I cannot possibly sum up 11 years of research here in a few paragraphs, but I will let you know heuristically what some findings / issues / points are (in my opinion, feel free to disagree):
- Most of the hue and cry with regards to PayPal not being present in Pakistan is by freelancers who want to be able to seamlessly accept payments from their foreign counterparts.
- There is no domestic market for PayPal (as such), the demand is more cross-border.
- The domestic market person-to-person payment solutions are already out there in the form of branchless / mobile banking and these will continue to improve and be supplemented with transactions done on the smart phone via IBFT (Inter Bank Funds Transfer).
- PayPal’s trusted brand makes it seamless for to do business using PayPal.
- Most people in Pakistan do not have a credit card (or debit card that can work abroad, or are hesitant of providing their details online) and PayPal is one of surest, safest way to pay online.
- There is a larger demand for PayPal to receive than pay via PayPal..
- If PayPal will enter the Pakistan market, due to Pakistan’s prevailing foreign exchange rules, majority of the users would be upset that they cannot keep their money in US Dollars, etc. and the money would be converted to Pakistan Rupees and into their bank accounts.

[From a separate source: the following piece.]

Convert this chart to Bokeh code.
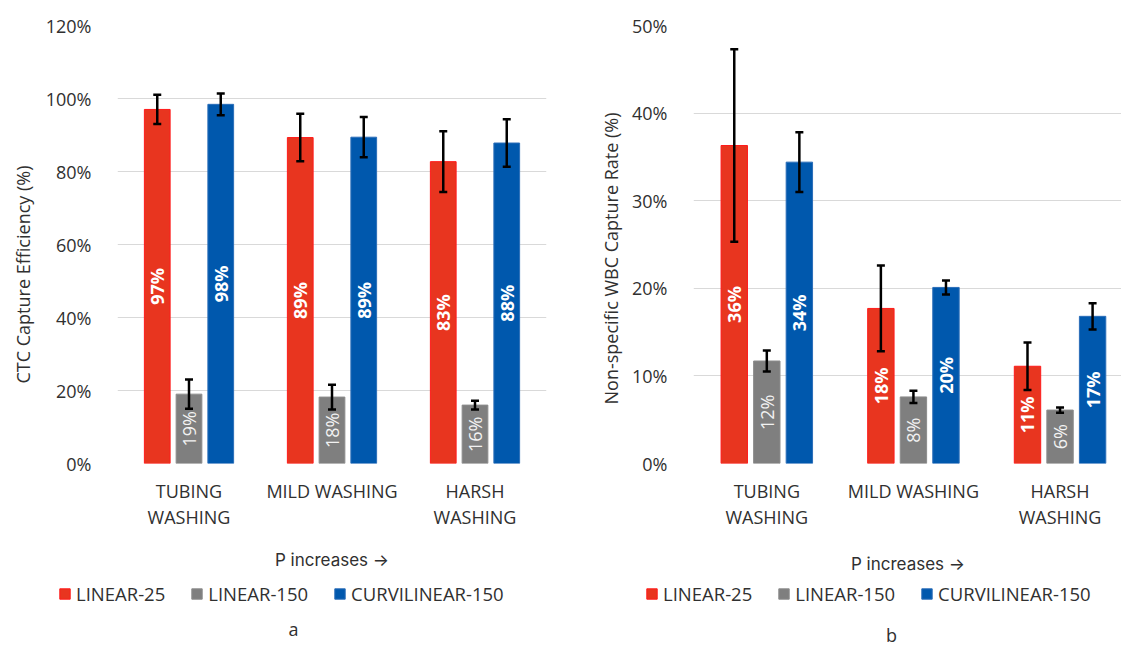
from math import pi

from bokeh.embed import file_html
from bokeh.core.properties import value
from bokeh.layouts import column, row
from bokeh.models import (ColumnDataSource, FixedTicker, Label, Legend, LegendItem,
                          NumeralTickFormatter, Range1d, TeeHead, Title, Whisker)
from bokeh.plotting import figure
from bokeh.resources import INLINE

# ---- data -------------------------------------------------------------
categories = ["TUBING\nWASHING", "MILD WASHING", "HARSH\nWASHING"]
series_names = ["LINEAR-25", "LINEAR-150", "CURVILINEAR-150"]

# (a) CTC capture efficiency, fraction
ctc_linear25 = [0.970, 0.893, 0.827]
ctc_linear150 = [0.190, 0.182, 0.160]
ctc_curvi150 = [0.984, 0.894, 0.878]
ctc_err_linear25 = [0.040, 0.065, 0.083]
ctc_err_linear150 = [0.040, 0.034, 0.012]
ctc_err_curvi150 = [0.030, 0.055, 0.065]

# (b) non-specific WBC capture rate, fraction
wbc_linear25 = [0.363, 0.177, 0.111]
wbc_linear150 = [0.117, 0.076, 0.061]
wbc_curvi150 = [0.344, 0.201, 0.168]
wbc_err_linear25 = [0.110, 0.049, 0.027]
wbc_err_linear150 = [0.012, 0.007, 0.003]
wbc_err_curvi150 = [0.034, 0.008, 0.015]

ctc_ticks = [0.0, 0.2, 0.4, 0.6, 0.8, 1.0, 1.2]
wbc_ticks = [0.0, 0.1, 0.2, 0.3, 0.4, 0.5]

# ---- styling ----------------------------------------------------------
FONT = "Open Sans"
TEXT = "#303030"
FILLS = ["#E8351F", "#7F7F7F", "#0058AD"]
EDGES = ["#FF1A1A", "#8C8C8C", "#2A6DB8"]
LABEL_COLORS = ["white", "#F2F2F2", "white"]
LABEL_STYLES = ["bold", "normal", "bold"]
OFFSETS = [-0.222, 0.0, 0.222]
BAR_W = 0.18
group_x = [0.5, 1.5, 2.5]
FOOT_H = 65  # height of the strip holding legend and panel letter


def build(series, errors, y_max, ticks, y_title, x_end, border_left, border_right,
          title_offset, title_standoff, xlabel_standoff):
    p = figure(frame_width=429, frame_height=438,
               min_border_left=border_left, min_border_right=border_right,
               min_border_top=25, min_border_bottom=117,
               x_range=Range1d(0, x_end), y_range=Range1d(0, y_max),
               output_backend="svg", toolbar_location=None,
               background_fill_color="white", border_fill_color="white")
    p.outline_line_color = None
    p.xgrid.grid_line_color = None
    p.ygrid.grid_line_color = "#D9D9D9"
    p.ygrid.grid_line_width = 1
    p.ygrid.ticker = FixedTicker(ticks=ticks)

    p.yaxis.ticker = FixedTicker(ticks=ticks)
    p.yaxis.formatter = NumeralTickFormatter(format="0%")
    p.xaxis.ticker = FixedTicker(ticks=group_x)
    p.xaxis.major_label_overrides = {gx: c for gx, c in zip(group_x, categories)}
    for ax in (p.xaxis, p.yaxis):
        ax.axis_line_color = None
        ax.major_tick_line_color = None
        ax.minor_tick_line_color = None
        ax.major_label_text_font = FONT
        ax.major_label_text_font_size = "18px"
        ax.major_label_text_color = TEXT
    p.yaxis.major_label_standoff = 20
    p.xaxis.major_label_standoff = 9
    p.xaxis.major_label_text_line_height = 1.1
    p.xaxis.axis_label = "P increases \u2192"
    p.xaxis.axis_label_text_font = "Inter"
    p.xaxis.axis_label_text_font_size = "17px"
    p.xaxis.axis_label_text_font_style = "normal"
    p.xaxis.axis_label_text_color = TEXT
    p.xaxis.axis_label_standoff = xlabel_standoff

    for i, (vals, errs) in enumerate(zip(series, errors)):
        xs = [g + OFFSETS[i] for g in group_x]
        src = ColumnDataSource(dict(
            x=xs, top=vals, mid=[v / 2 for v in vals],
            upper=[v + e for v, e in zip(vals, errs)],
            lower=[v - e for v, e in zip(vals, errs)],
            label=[f"{round(v * 100)}%" for v in vals]))
        p.vbar(x="x", top="top", width=BAR_W, source=src,
               fill_color=FILLS[i], line_color=EDGES[i], line_width=1)
        p.text(x="x", y="mid", text="label", source=src, angle=pi / 2,
               text_align="center", text_baseline="middle",
               text_font=value(FONT), text_font_size="18px",
               text_font_style=LABEL_STYLES[i], text_color=LABEL_COLORS[i])
        w = Whisker(source=src, base="x", upper="upper", lower="lower",
                    line_color="black", line_width=2.5, level="overlay",
                    upper_head=TeeHead(size=8, line_width=2.5, line_color="black"),
                    lower_head=TeeHead(size=8, line_width=2.5, line_color="black"))
        p.add_layout(w)

    # vertical axis title, shifted along the axis from the frame's bottom edge
    p.add_layout(Title(text=y_title, align="left", offset=title_offset,
                       standoff=title_standoff, text_font=FONT,
                       text_font_size="18px", text_font_style="normal",
                       text_color=TEXT), "left")
    return p


def footer(series, width, legend_x, letter, letter_x, letter_y):
    """Strip under a chart with the series legend and the panel letter."""
    f = figure(width=width, height=FOOT_H, min_border=0,
               x_range=Range1d(0, width), y_range=Range1d(0, FOOT_H),
               x_axis_type=None, y_axis_type=None,
               output_backend="svg", toolbar_location=None,
               background_fill_color="white", border_fill_color="white")
    f.outline_line_color = None
    f.grid.visible = False
    items = []
    for i, (name, vals) in enumerate(zip(series_names, series)):
        # hidden copy of the series, only used to paint its legend swatch
        swatch = f.vbar(x=group_x, top=vals, width=BAR_W, visible=False,
                        fill_color=FILLS[i], line_color=EDGES[i], line_width=1)
        items.append(LegendItem(label=name, renderers=[swatch]))
    f.add_layout(Legend(items=items, orientation="horizontal", location=(legend_x, 39),
                        glyph_width=13, glyph_height=13, label_height=20,
                        label_standoff=5, spacing=25, padding=0, margin=0,
                        click_policy="none", inactive_fill_alpha=0,
                        border_line_color=None, background_fill_alpha=0,
                        label_text_font=FONT, label_text_font_size="18.5px",
                        label_text_color=TEXT))
    f.add_layout(Label(x=letter_x, y=letter_y, x_units="screen", y_units="screen",
                       text=letter, text_align="center", text_baseline="middle",
                       text_font=FONT, text_font_size="18px", text_color=TEXT))
    return f


ctc_series = [ctc_linear25, ctc_linear150, ctc_curvi150]
wbc_series = [wbc_linear25, wbc_linear150, wbc_curvi150]

p_ctc = build(ctc_series, [ctc_err_linear25, ctc_err_linear150, ctc_err_curvi150],
              1.2, ctc_ticks, "CTC Capture Efficiency (%)", 3.0, 116, 15,
              80, 16, 18)
p_wbc = build(wbc_series, [wbc_err_linear25, wbc_err_linear150, wbc_err_curvi150],
              0.5, wbc_ticks, "Non-specific WBC Capture Rate (%)", 2.926, 132, 0,
              59, 14, 22)

f_ctc = footer(ctc_series, 560, 58, "a", 293, 17)
f_wbc = footer(wbc_series, 561, 85, "b", 331, 11)

layout = column(row(p_ctc, p_wbc), row(f_ctc, f_wbc))
open("out.html", "w").write(file_html(layout, INLINE))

Income declared for short.
- The export related demand for PayPal is diminishing by the day. Everyone has figured a way out to accept payments online.

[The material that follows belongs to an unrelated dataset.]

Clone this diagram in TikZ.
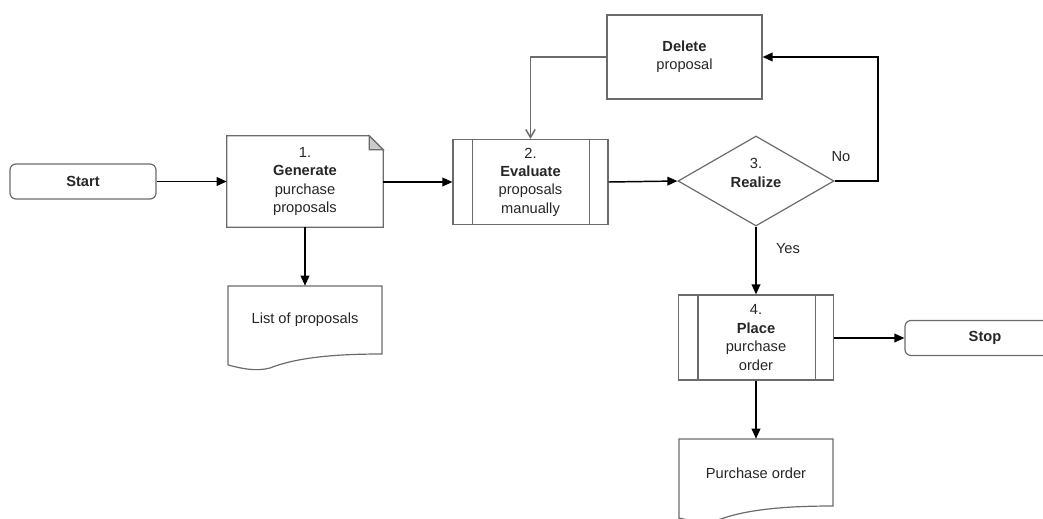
\documentclass[tikz,border=0pt]{standalone}
\usepackage{fontspec}
\setmainfont{Liberation Sans}
\usetikzlibrary{arrows.meta, shapes.geometric}

\definecolor{edge}{HTML}{6B6B6B}
\definecolor{ink}{HTML}{262626}

\tikzset{
  base/.style={draw=edge, line width=0.9pt, text=ink, align=center,
    font=\fontsize{11pt}{13.8pt}\selectfont, inner sep=0pt},
  terminal/.style={base, rounded corners=4.5pt, minimum width=109.5pt, minimum height=26.25pt},
  process/.style={base, minimum width=116.25pt, minimum height=63.75pt},
  plainbox/.style={base, minimum width=116.25pt, minimum height=63pt},
  decision/.style={base, diamond, aspect=1.73, minimum width=117pt, minimum height=67.5pt},
  textonly/.style={text=ink, align=center, font=\fontsize{11pt}{13.8pt}\selectfont, inner sep=0pt},
  flow/.style={draw=black, line width=1.1pt, -{Triangle[length=7.5pt, width=6.5pt]}},
  backflow/.style={draw=edge, line width=1.1pt, -{Straight Barb[length=6pt, width=7pt]}},
  outline/.style={draw=edge, line width=0.9pt},
}

\begin{document}
\begin{tikzpicture}[x=0.75pt, y=-0.75pt]
  \useasboundingbox (0,0) rectangle (1043,518);

  % terminals
  \node[terminal] (start) at (83,181.5) {\textbf{Start}};
  \node[terminal, minimum width=120pt] (stop) at (985,338) {\textbf{Stop}};

  % step 1: sheet with a folded corner
  \node[textonly, minimum width=117pt, minimum height=68.25pt] (gen) at (305,181.5)
    {1.\\\textbf{Generate}\\purchase\\proposals};
  \draw[outline] (gen.north west) -- ([xshift=-10.5pt]gen.north east)
    -- ([yshift=-10.5pt]gen.north east) -- (gen.south east) -- (gen.south west) -- cycle;
  \draw[outline, fill=edge!35] ([xshift=-10.5pt]gen.north east)
    -- ([xshift=-10.5pt, yshift=-10.5pt]gen.north east) -- ([yshift=-10.5pt]gen.north east) -- cycle;

  % step 2: predefined process
  \node[process] (eval) at (530.5,182) {2.\\\textbf{Evaluate}\\proposals\\manually};
  \draw[outline] ([xshift=15pt]eval.north west) -- ([xshift=15pt]eval.south west);
  \draw[outline] ([xshift=-14.25pt]eval.north east) -- ([xshift=-14.25pt]eval.south east);

  % delete
  \node[plainbox] (del) at (684.5,57) {\textbf{Delete}\\proposal};

  % step 3: decision
  \node[decision] (real) at (756,181) {};
  \node[textonly] (realtxt) at (756,173) {3.\\\textbf{Realize}};

  % step 4: predefined process
  \node[process] (place) at (756,337.5) {4.\\\textbf{Place}\\purchase\\order};
  \draw[outline] ([xshift=15pt]place.north west) -- ([xshift=15pt]place.south west);
  \draw[outline] ([xshift=-14.25pt]place.north east) -- ([xshift=-14.25pt]place.south east);

  % documents
  \node[textonly, minimum width=115.5pt, minimum height=51pt] (list) at (305,320) {List of proposals};
  \draw[outline] (228,365) -- (228,286) -- (382,286) -- (382,354)
    .. controls (345,354) and (300,356) .. (270,368)
    .. controls (255,372) and (240,368) .. (228,365);

  \node[textonly, minimum width=115.5pt, minimum height=51.75pt] (po) at (756,473.5) {Purchase order};
  \draw[outline] (679,520) -- (679,439) -- (833,439) -- (833,506)
    .. controls (796,506) and (751,508) .. (721,519)
    .. controls (706,523) and (691,521) .. (679,518);

  % connectors
  \draw[flow] (start.east) -- (gen.west);
  \draw[flow] (gen.south) -- (list.north);
  \draw[flow] (gen.east |- eval.west) -- (eval.west);
  \draw[flow] (eval.east) -- (real.west);
  \coordinate (turn) at (878,181);
  \draw[flow] (real.east) -- (turn) -- (turn |- del.east) -- (del.east);
  \draw[backflow] (del.west) -| (eval.north);
  \draw[flow] (real.south) -- (place.north);
  \draw[flow] (place.east |- stop.west) -- (stop.west);
  \draw[flow] (place.south) -- (po.north);

  % branch labels
  \node[textonly] (nolbl) at (841,157) {No};
  \node[textonly] (yeslbl) at (788,249) {Yes};
\end{tikzpicture}
\end{document}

- The ones making the most hue and cry are the ones who simply do not have a way to obtain a PayPal account, whilst sitting in Pakistan (i.e. their family and/or friends abroad are of no help).
- There is a huge deficit in the perceived demand for PayPal vs the on-ground demand. The demand is huge, but we are all placing our bets that we will have the same easy in and out of flow of money as one gets with the US based PayPal accounts. That most likely would not be the scenario.

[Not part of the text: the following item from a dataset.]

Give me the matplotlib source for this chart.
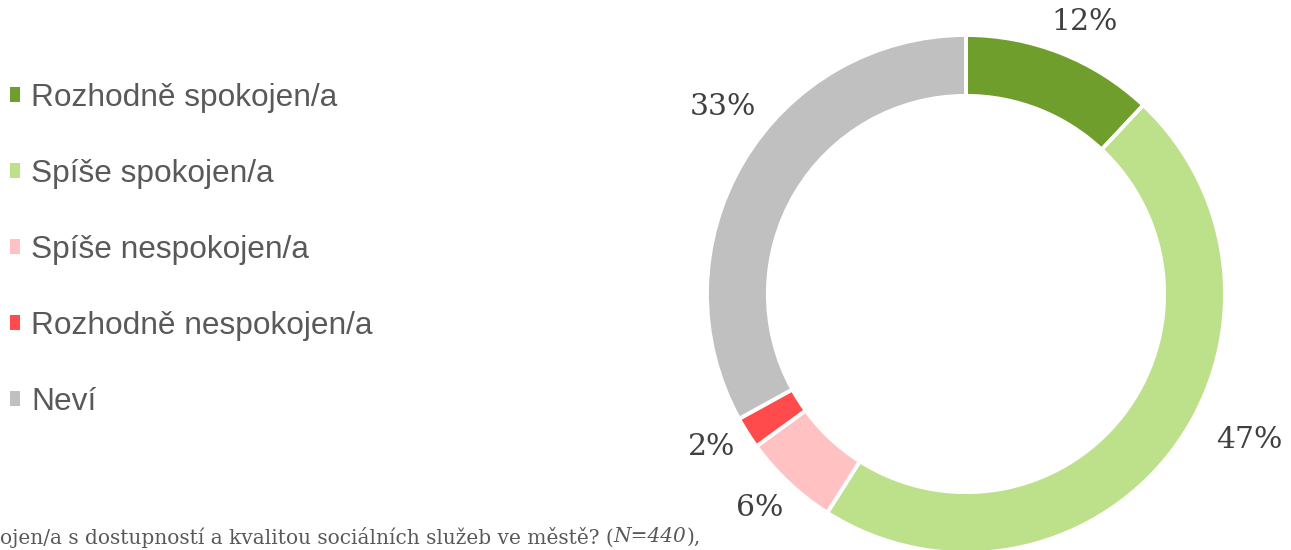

- Collectively, out of 10 years of limited surveys, 2/3rd of the people who would like to use PayPal for business or freelancing purposes would not like to declare their incomes to the Government.
- It must also be said about 90% of the people are oblivious to the tax benefits one gets by surrendering US Dollars for Rupees. You get something called a Proceeds Realization Certificate and the income is now tax free.
- No one is willing to collectively fight for the cause for PayPal. They just want it. They expect that to magically happen.
- Even the most educated lot are seriously misguided and ill-informed as to why PayPal is not entering the Pakistani market. And for some reason, they refuse to believe the truth.
So, what is the truth? The truth is, we are extremely lacking when it comes to…
- data gathering and/or data sharing
- we refuse to be under the white economy (or documented economy)
- we will prefer our numbers on statistics without providing much basis for them. When we see something contradictory in the foreign press, we cannot adequately defend our numbers.
- we do not want to contribute for statistical purposes the income we are making from overseas freelancing.
- we produce near zero levels of sustainable data that large companies outside of Pakistan can use to make their case
- despite all the progress, online shopping is still largely a cash-on-delivery business model (as merchants prefer it that way, due to GST, read my article on it here)
- the growth rates (at present) do not justify PayPal’s entry. If I were to look at it from their viewpoint, it makes sense.
What exactly does PayPal look at when entering a new market? Lots of things actually, here is what was suggested by Denise Aptekar (a former PayPal employee, who was in Senior Management) along with suggestions by others at PayPal.
- Total $ volume of goods & services bought online by Pakistani consumers
- Total $ volume of goods & services for sold online by Pakistani merchants
- Growth rate of both
- Percent of the total $ transferred online that is intra-border (between Pakistani consumer and Pakistani merchant)
- Percent of the total $ transferred online that is cross-border (between Pakistani and non-Pakistani)
- Payment methods are available online (credit cards, debit cards, pre-paid cards, bank payments, etc.)
- Penetration rate of each payment method (i.e. You mention 21M debit cards, what % is that of the population that could own debit cards?)
- Payment methods are used for e-commerce and the % of total e-commerce used by each method
- Risk profiles of these methods
- List of major online merchants that might use PayPal
- Total transaction volume
- Concentration of e-commerce (i.e. what % of total e-commerce are the top 5 & top 10 merchants responsible for?)
- Can you gather a group of their executives who would commit to adding PayPal to their site?
- List of the privacy, compliance, legal & financial regulations relevant to PayPal
- Are there obvious ways PayPal could abide by these without making major product changes? Your note seems to suggest the answer is yes.
- Authentication methods for establishing identity
- Credit worthiness information for merchants (similar to credit scores in the US)
- What are the metrics of eBay Pakistan?
- This includes # of buyers/sellers, transaction volume, payment methods, fraud rates, dispute rates, etc… (I realize this is internal data and not public but I’m including it to highlight that these metrics are critical in the decision to go live given the immediate business to PayPal)
- What cultural factors exist with regards to e-commerce?
- For example, Klarna, which allows consumers to buy & receive goods prior to paying is popular where lower levels of consumer trust & comfort with online purchases exist.
In these past 12 years, I have learned a lot about payments and PayPal, and for that I am thankful to each and everyone whom I have communicated with on this issue. However, its time the cause to bring PayPal is now taken up by others. I wish them the best of luck.